- **What you are asked to do**: Select and reproduce each line of the listing below that bears the string "picture".
## start Provided data
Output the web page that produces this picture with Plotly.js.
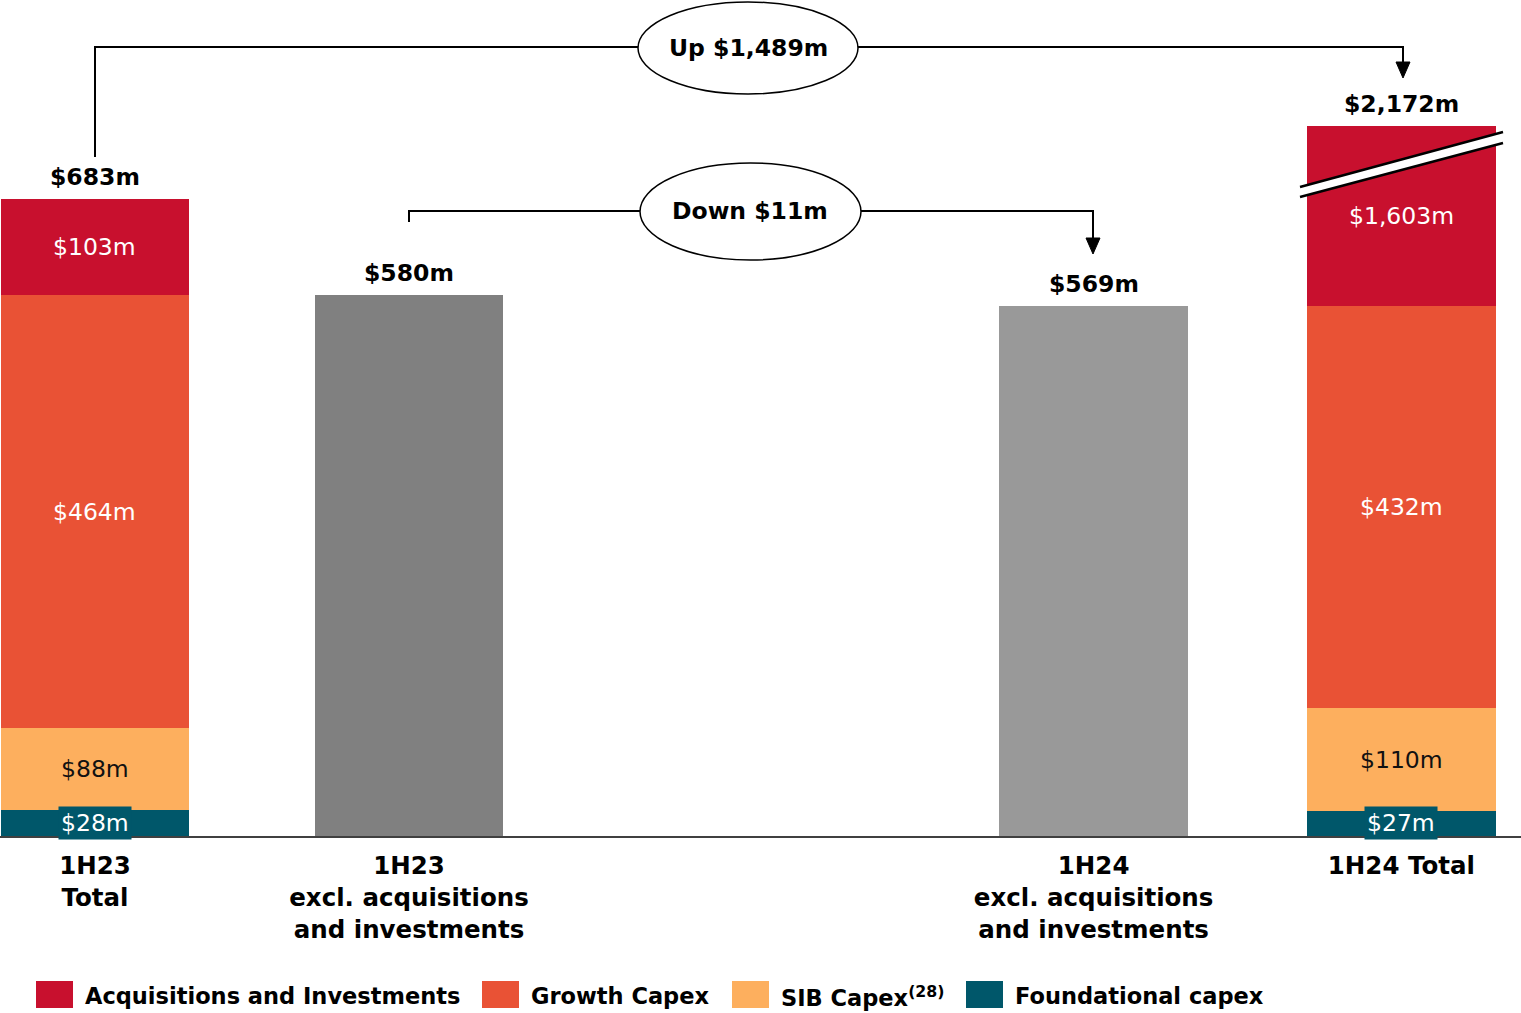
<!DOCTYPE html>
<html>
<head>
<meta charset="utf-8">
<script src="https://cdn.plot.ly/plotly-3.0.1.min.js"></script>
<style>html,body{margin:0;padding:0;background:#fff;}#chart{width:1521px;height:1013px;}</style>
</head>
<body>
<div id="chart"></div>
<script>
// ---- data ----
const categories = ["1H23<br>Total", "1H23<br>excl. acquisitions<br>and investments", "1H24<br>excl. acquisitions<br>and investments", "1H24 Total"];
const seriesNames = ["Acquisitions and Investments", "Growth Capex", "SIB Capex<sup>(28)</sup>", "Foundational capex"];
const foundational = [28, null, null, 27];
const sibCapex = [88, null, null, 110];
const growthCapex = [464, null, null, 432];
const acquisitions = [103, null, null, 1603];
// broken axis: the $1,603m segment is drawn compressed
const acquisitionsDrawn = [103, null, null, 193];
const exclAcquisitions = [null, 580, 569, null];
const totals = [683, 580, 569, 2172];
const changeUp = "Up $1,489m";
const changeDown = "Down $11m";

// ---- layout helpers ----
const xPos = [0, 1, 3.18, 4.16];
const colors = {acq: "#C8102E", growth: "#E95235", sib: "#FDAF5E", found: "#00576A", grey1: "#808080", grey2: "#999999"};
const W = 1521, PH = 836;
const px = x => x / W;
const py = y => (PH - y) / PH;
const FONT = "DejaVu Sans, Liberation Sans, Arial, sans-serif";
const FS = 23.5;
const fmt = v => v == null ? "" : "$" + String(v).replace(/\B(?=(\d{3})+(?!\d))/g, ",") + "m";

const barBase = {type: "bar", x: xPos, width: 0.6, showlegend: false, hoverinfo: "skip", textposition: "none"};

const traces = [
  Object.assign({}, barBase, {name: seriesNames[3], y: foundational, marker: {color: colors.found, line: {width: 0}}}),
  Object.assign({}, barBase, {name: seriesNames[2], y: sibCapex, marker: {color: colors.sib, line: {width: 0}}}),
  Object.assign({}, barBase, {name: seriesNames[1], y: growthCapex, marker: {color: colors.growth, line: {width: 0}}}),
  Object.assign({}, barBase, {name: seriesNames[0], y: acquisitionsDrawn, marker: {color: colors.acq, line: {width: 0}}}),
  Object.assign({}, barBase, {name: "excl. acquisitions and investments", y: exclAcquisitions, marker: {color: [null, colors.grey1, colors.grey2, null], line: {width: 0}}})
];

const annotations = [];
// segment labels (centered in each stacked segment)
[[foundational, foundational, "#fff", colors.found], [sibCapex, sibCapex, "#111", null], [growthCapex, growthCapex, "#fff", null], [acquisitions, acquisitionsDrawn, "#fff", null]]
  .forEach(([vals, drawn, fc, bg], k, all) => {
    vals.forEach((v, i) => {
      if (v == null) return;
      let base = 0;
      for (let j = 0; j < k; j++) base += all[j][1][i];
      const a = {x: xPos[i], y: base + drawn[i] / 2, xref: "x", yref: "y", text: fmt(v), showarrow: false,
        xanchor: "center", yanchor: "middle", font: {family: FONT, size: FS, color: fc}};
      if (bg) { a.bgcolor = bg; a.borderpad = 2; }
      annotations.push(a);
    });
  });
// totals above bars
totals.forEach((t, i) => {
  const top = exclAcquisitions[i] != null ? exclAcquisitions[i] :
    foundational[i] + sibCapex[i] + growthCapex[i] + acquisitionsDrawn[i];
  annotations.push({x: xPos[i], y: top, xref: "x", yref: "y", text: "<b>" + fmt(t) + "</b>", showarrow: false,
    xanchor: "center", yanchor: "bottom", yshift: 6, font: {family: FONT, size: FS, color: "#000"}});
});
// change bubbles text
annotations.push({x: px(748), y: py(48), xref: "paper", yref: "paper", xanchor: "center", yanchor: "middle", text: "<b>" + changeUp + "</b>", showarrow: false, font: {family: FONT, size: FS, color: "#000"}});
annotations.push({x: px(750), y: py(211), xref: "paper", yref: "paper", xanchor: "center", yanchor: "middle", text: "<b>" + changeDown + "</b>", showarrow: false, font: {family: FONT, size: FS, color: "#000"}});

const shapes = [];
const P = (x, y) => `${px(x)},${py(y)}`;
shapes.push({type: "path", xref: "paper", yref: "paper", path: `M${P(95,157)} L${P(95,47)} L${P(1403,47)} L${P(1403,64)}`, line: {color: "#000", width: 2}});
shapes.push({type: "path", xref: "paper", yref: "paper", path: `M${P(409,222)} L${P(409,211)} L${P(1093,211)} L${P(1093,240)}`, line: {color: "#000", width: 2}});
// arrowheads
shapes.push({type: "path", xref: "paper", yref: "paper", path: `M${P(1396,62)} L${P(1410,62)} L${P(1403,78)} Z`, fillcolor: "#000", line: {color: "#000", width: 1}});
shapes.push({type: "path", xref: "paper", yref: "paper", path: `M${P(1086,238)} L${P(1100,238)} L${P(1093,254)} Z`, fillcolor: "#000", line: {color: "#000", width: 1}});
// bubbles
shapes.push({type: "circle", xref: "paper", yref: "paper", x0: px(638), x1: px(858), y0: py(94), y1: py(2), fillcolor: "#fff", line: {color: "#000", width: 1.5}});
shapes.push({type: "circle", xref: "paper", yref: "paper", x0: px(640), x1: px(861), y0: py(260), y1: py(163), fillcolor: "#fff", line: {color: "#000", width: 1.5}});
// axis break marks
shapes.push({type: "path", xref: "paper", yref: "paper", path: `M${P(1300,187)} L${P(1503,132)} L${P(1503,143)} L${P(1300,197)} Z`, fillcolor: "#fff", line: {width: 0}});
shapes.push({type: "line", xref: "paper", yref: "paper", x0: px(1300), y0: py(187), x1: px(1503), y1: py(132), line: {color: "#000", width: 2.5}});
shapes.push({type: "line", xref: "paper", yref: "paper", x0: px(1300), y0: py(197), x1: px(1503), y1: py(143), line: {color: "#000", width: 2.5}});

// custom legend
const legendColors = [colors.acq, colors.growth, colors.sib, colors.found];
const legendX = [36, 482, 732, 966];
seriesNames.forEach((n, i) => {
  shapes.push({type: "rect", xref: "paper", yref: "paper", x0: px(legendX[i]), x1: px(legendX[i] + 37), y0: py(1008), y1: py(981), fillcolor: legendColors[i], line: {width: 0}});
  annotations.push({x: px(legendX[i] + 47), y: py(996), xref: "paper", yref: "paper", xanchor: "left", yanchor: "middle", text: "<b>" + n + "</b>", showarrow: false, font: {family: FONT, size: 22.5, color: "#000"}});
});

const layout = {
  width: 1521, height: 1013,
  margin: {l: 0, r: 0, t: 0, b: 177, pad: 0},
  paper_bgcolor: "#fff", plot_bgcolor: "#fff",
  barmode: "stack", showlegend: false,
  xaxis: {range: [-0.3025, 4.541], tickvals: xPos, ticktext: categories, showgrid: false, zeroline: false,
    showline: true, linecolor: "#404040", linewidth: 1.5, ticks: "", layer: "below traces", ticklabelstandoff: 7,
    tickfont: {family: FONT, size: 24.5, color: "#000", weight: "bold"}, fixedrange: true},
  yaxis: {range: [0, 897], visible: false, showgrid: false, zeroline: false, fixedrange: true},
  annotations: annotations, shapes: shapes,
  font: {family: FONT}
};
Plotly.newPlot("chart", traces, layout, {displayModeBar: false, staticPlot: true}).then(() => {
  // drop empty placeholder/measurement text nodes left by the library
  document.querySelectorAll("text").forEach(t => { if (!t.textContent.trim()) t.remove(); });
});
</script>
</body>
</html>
## end Provided data
## start Provided data
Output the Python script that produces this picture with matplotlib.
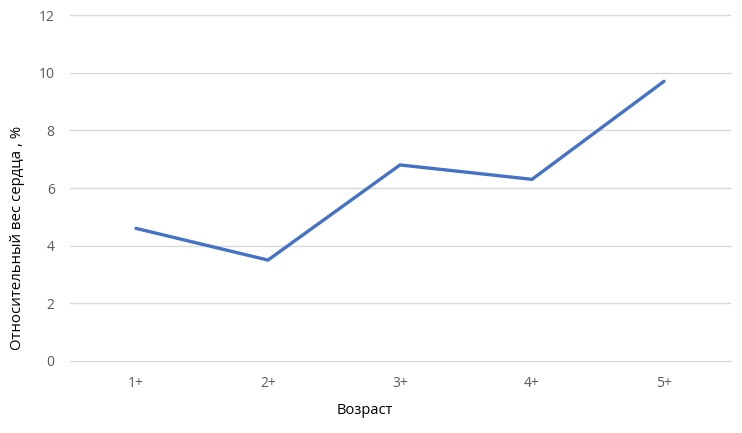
## end Provided data
## start Provided data
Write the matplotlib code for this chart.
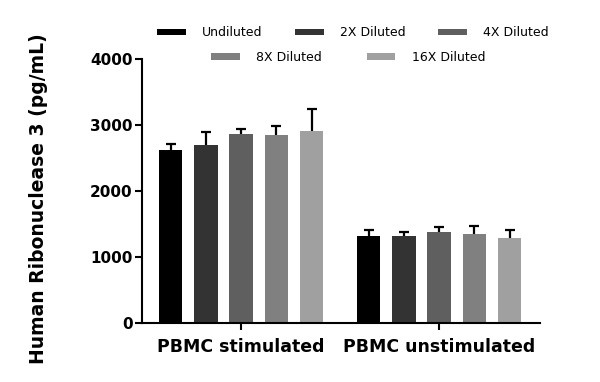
## end Provided data
- **Exercise answer**:
Output the web page that produces this picture with Plotly.js.
Output the Python script that produces this picture with matplotlib.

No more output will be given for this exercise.